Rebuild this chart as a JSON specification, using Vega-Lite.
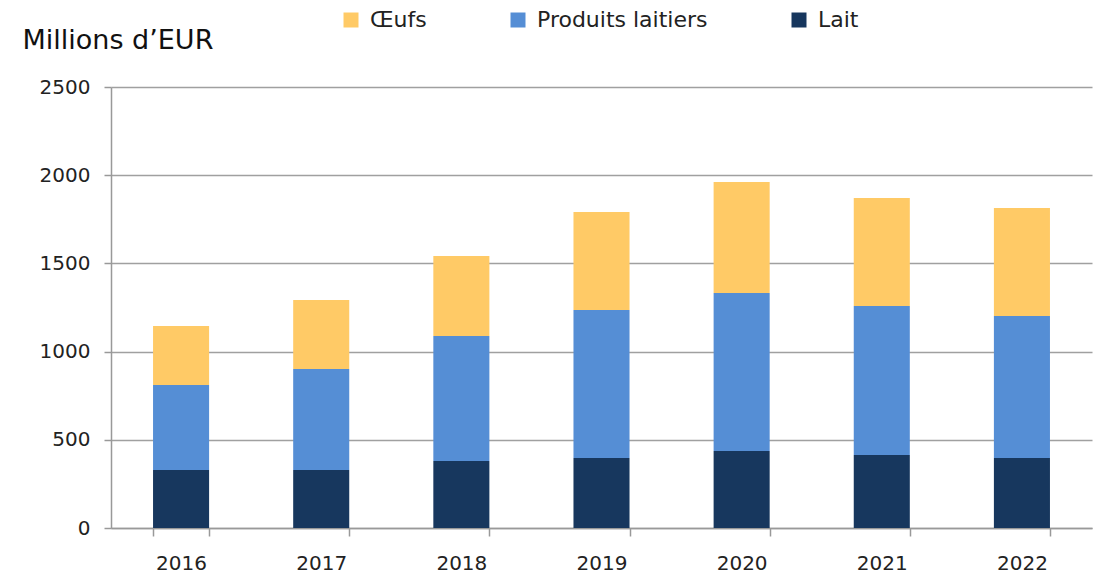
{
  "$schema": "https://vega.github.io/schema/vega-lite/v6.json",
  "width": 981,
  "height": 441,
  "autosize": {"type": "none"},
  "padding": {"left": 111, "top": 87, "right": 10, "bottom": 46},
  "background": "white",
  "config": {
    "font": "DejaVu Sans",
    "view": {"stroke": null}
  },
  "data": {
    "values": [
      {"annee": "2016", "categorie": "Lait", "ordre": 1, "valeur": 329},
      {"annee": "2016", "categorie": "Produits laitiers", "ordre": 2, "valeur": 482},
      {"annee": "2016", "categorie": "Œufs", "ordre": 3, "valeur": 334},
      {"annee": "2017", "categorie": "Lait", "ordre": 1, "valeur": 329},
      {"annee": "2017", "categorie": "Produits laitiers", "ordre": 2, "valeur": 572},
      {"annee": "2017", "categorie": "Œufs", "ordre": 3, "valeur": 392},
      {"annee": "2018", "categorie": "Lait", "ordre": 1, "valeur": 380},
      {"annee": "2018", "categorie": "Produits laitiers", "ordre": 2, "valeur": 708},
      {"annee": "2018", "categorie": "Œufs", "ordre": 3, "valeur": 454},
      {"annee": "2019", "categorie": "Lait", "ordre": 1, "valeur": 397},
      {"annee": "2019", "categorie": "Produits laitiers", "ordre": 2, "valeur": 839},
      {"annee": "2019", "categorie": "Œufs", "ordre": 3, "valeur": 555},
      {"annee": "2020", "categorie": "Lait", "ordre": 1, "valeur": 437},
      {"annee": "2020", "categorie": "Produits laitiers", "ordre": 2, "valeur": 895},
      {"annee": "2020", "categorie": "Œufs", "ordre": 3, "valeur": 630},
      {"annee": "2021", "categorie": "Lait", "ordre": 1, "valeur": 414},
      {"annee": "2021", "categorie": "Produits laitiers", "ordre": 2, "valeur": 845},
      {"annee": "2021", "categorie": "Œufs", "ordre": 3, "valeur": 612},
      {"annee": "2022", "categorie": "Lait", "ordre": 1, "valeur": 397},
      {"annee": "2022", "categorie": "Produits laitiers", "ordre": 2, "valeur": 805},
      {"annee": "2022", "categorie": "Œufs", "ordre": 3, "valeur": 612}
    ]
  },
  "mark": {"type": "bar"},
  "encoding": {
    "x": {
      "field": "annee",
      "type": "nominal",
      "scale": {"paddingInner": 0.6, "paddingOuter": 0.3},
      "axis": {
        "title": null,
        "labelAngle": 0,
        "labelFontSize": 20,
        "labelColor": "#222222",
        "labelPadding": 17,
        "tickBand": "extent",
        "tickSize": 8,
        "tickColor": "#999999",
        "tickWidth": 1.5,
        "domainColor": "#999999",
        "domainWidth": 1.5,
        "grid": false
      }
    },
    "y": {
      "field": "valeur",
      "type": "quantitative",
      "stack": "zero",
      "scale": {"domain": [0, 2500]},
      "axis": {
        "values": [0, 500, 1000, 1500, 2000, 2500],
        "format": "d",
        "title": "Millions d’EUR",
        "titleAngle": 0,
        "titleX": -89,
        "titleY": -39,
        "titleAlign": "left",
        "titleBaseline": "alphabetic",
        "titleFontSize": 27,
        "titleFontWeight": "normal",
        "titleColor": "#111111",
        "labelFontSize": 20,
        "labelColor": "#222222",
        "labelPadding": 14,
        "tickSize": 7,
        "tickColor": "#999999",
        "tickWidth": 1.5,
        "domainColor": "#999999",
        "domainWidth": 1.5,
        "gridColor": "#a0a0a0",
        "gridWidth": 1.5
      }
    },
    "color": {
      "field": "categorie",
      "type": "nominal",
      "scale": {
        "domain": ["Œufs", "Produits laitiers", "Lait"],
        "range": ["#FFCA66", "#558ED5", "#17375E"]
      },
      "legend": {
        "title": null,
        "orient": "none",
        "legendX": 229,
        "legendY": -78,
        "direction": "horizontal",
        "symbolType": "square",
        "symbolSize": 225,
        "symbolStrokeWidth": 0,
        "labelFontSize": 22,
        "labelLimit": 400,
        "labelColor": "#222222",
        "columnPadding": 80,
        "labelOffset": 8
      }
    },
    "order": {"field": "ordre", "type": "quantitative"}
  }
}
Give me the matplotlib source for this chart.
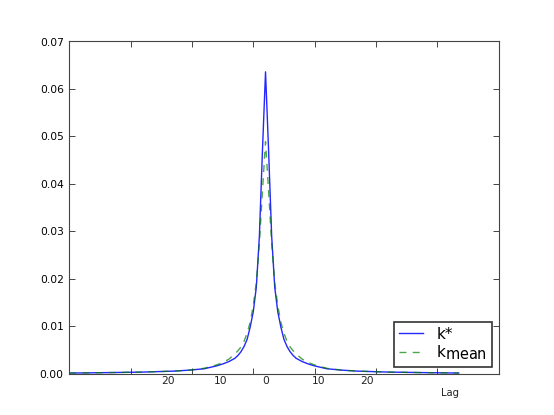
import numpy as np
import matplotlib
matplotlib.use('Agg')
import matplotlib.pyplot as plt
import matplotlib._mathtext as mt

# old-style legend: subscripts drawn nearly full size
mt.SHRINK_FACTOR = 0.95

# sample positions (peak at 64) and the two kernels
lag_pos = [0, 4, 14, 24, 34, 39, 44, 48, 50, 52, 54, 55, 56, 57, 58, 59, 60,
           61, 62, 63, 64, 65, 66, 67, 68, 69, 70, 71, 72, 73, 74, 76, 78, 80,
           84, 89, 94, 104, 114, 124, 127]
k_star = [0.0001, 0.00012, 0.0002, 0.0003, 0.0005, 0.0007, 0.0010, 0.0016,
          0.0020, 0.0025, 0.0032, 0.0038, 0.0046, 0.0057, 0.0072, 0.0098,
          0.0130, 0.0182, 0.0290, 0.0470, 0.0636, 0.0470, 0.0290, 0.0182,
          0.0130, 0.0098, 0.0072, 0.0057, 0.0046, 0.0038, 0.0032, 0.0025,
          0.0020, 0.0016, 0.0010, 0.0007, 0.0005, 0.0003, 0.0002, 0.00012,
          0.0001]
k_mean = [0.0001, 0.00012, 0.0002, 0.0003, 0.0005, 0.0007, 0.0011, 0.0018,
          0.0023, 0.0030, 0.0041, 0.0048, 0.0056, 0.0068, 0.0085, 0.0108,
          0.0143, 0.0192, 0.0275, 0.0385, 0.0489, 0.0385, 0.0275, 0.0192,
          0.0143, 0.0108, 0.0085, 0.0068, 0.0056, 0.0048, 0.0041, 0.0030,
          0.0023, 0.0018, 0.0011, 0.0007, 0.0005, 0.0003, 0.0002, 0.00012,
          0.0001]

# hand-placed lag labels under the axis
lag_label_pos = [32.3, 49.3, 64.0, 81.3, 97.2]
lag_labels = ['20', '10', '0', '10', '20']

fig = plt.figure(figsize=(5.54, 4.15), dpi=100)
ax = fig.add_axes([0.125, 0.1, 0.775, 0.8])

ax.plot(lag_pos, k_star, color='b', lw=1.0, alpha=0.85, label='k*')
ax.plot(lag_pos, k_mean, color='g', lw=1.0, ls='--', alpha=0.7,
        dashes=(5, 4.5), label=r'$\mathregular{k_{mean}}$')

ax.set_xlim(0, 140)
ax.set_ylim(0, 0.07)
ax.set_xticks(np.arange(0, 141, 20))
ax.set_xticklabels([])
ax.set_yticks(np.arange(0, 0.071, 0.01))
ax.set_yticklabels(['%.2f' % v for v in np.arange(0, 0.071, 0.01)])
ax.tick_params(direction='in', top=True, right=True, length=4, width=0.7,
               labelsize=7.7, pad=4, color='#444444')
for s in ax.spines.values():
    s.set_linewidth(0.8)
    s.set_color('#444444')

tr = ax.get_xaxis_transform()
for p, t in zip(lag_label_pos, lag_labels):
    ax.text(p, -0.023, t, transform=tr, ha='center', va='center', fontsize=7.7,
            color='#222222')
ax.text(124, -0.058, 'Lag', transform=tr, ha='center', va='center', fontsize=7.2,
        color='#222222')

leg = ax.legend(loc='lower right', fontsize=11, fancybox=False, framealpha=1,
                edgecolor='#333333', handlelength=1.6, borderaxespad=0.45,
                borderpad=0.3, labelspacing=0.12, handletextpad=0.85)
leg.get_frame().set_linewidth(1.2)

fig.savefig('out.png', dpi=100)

———

Which lines contain "chart"? Copy each of them.

= The completed task =
Rebuild this chart as a JSON specification, using Vega-Lite.
Give me the matplotlib source for this chart.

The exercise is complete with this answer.